In this document the Judge makes some important points that I feel
Need to be emphasized, namely that the judge
recognizes the importance of the appeal process Province wide.
I quote from the Judge’s written reasons (Item #20) that WFP states
that the LBH order is in conflict with the Forestry Act. The Judge
states that the 1st order of business is to determine if there is an
operational conflict. In this case there is a strong disagreement about
this. WFP argues that the order restricts their ability to log and the
Complainants argue that the order permits logging. The Judge goes on to
state “This raises a serious question with regard to an apparent
conflict with rulings or orders of the two regulatory regimes. (MOF vs.
LBH). The Judge then states, “It is a question that may arise in other
watersheds in British Columbia”
The Judge also finds other points of law that in terms of the
“irreparable harm” question and the “balance of convenience” question,
neither WFP nor the Complainants have a strong argument over each
other. In fact it is somewhat equal and the status quo should be
preserved, however the tests to be applied are less for the public
interest vs. the corporate interest, so in an appeal process, the
public interest requires less proof than the proof required for the
corporate interest.
Because of an “error” in crafting the order, the LBH provided an escape
hatch thru which WFP could climb, because by declaring no health hazard
existed on the gentle slopes, the LBH could not under the Health Act
make orders to restrict forest activity where no health hazard existed.
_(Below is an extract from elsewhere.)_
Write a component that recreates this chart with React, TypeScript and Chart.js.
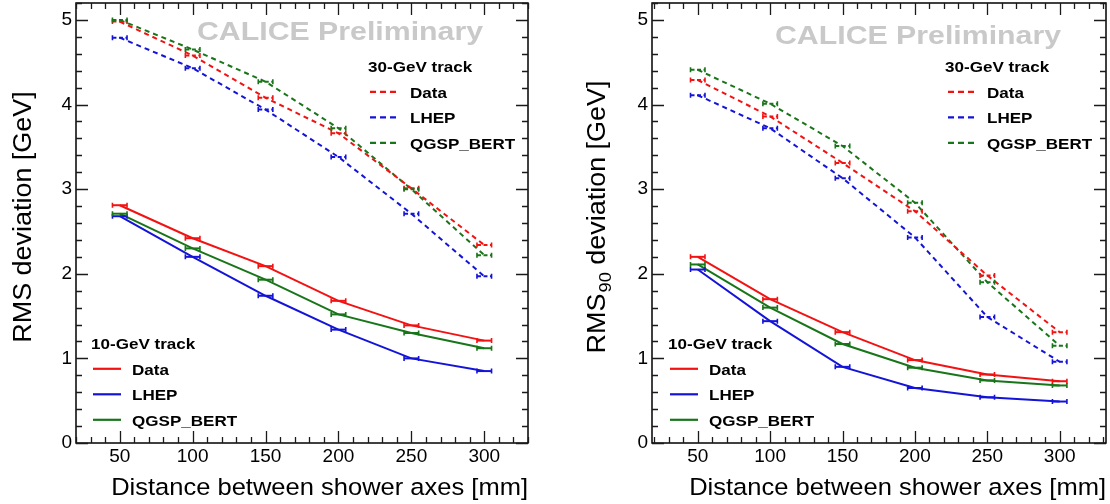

But if the LBH had worded the order along the lines that any small
stream needed protection because these small streams fed into slightly
larger water courses, which eventually fed the larger streams flowing
down the steep slopes where the LBH did find credible evidence of a
health hazard, then the LBH would have made the “link” necessary to
relate the eventual health hazard on the steep slopes, to the
watercourses on the more gentle slopes, linking the two together into
the same health hazard.
If the order had been crafted in this fashion, my feeling from reading
the reasons for judgment, the outcome would have been vastly different
in favor of the LBH.
Read the document and see what conclusions you come up with, given the
Judge’s perception of the issues and note that the Judge states that he
was not going to be involved with the “merits of the appeal” but did
offer his opinion on
three items.
One of the items that the Judge comments on is the Triton report which
we now know was not prepared by an Hydrologist, but a Biologist, and
the Chief Medical Officer for the Province (Dr Perry Kendall)based his
opinion/decision on this report and stated publicly that there was no
health hazard to drinking water. Founded completely on a report that
was prepared by Triton and which contains serious contradictions
between successive reports produced by Triton.